Is it weird that this book made me homesick? Because it kind of did, a little. Not because of the faux-religious murderers, but the colloquialisms in the book got to me. I grew up a little more than an hour east of Ross County, Ohio, and we often went camping twenty minutes away from Lewisburg, WV, when I was younger. Do you know how long it's been since I've heard someone refer to jiggers? Pop and Little Debbie cakes? It made the Suppressed Appalachian in me smile.

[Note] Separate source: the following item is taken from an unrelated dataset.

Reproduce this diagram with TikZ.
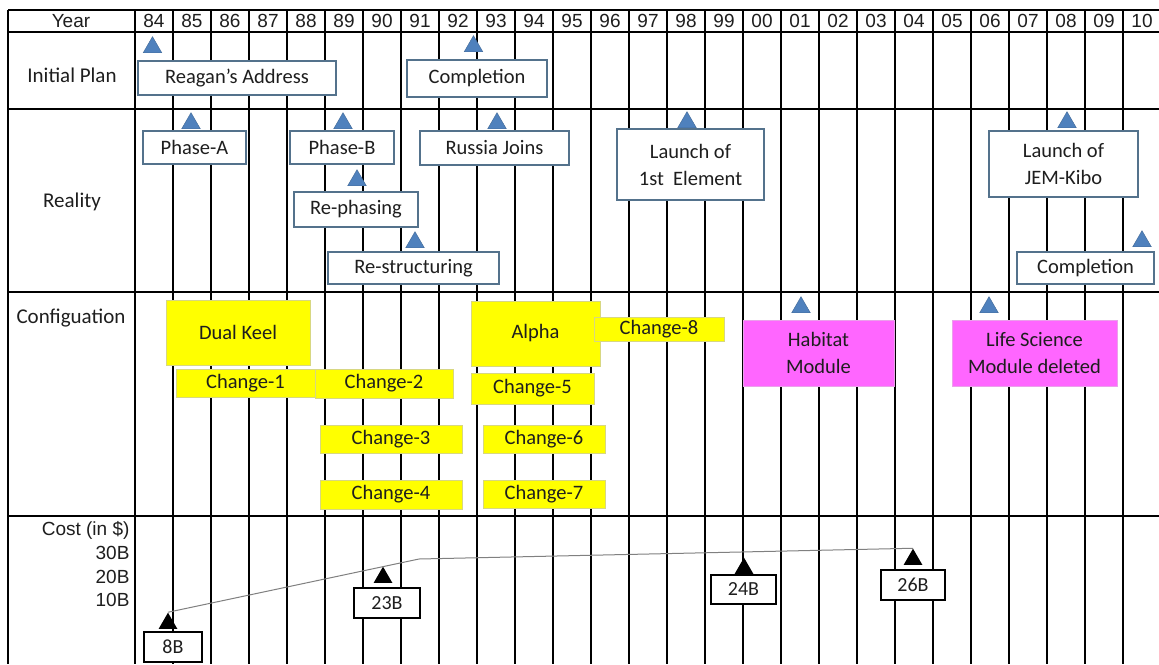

That's about the only thing in this book that could make me smile; this is a dark, twisted story. Beginning in the years immediately following the second World War and continuing through the mid-sixties, this debut novel traces the course of several stories that eventually intersect in Appalachian Ohio and West Virginia. There’s Williard Russell, who leaves Coal Creek, WV, to marry a waitress he met in Meade, OH, on his way home from the war in the Pacific. When Charlotte falls ill, Williard builds a “prayer log,” offering the blood of wild animals in a sacrificial offering. There’s Roy and Theodore, traveling preachers who prove their faith by handling spiders and drinking strychnine, before eventually going on the run from the law. There’s Carl and Sandy Henderson, a husband and wife team of serial killers who pick up hitchhikers to seduce, murder, and photograph in erotic positions. There’s Sandy’s brother, Lee Bodecker, the corrupt sheriff of Ross County. Tying them all together is Williard’s son Arvin, who grows up an orphan in the West Virginia hollow that his father once left, trying to protect the also-orphaned neighbor girl that his grandmother has also taken in.
Pollock unravels these threads in brief chapters, bouncing back and forth between characters and slowly revealing the connections between them in an unbelievably tight narrative. He builds the tension and draws out his characterizations masterfully. The blackened hearts and souls of these hicks fall somewhere between Deliverance
and No Country for Old Men
in my imagination. There is brutal violence in this book, but Pollock never goes for gore for the sake of shock; I have a queasy stomach but was able to handle 90% of his descriptions without cringing too much. There is a sense of realism to his prose that hooked me right away and never let me go. It's because Donald Ray Pollock is from Ross County and worked in a paper mill for three decades before earning his MFA from Ohio State -- he knows what makes the people in this area tick. I could see in these characters shades of people that I knew in school: the guy who sat in the back of my school bus, who lived next to a cemetery, dipped snuff in middle school, and whose proudest accomplishment was that he'd never lost a fight in his life. I have no idea what happened to the guy after he dropped out of school, and though I'm sure he never became a corrupt sheriff or sadistic killer, he's all I could think about while reading Pollock's descriptions of Williard Russell.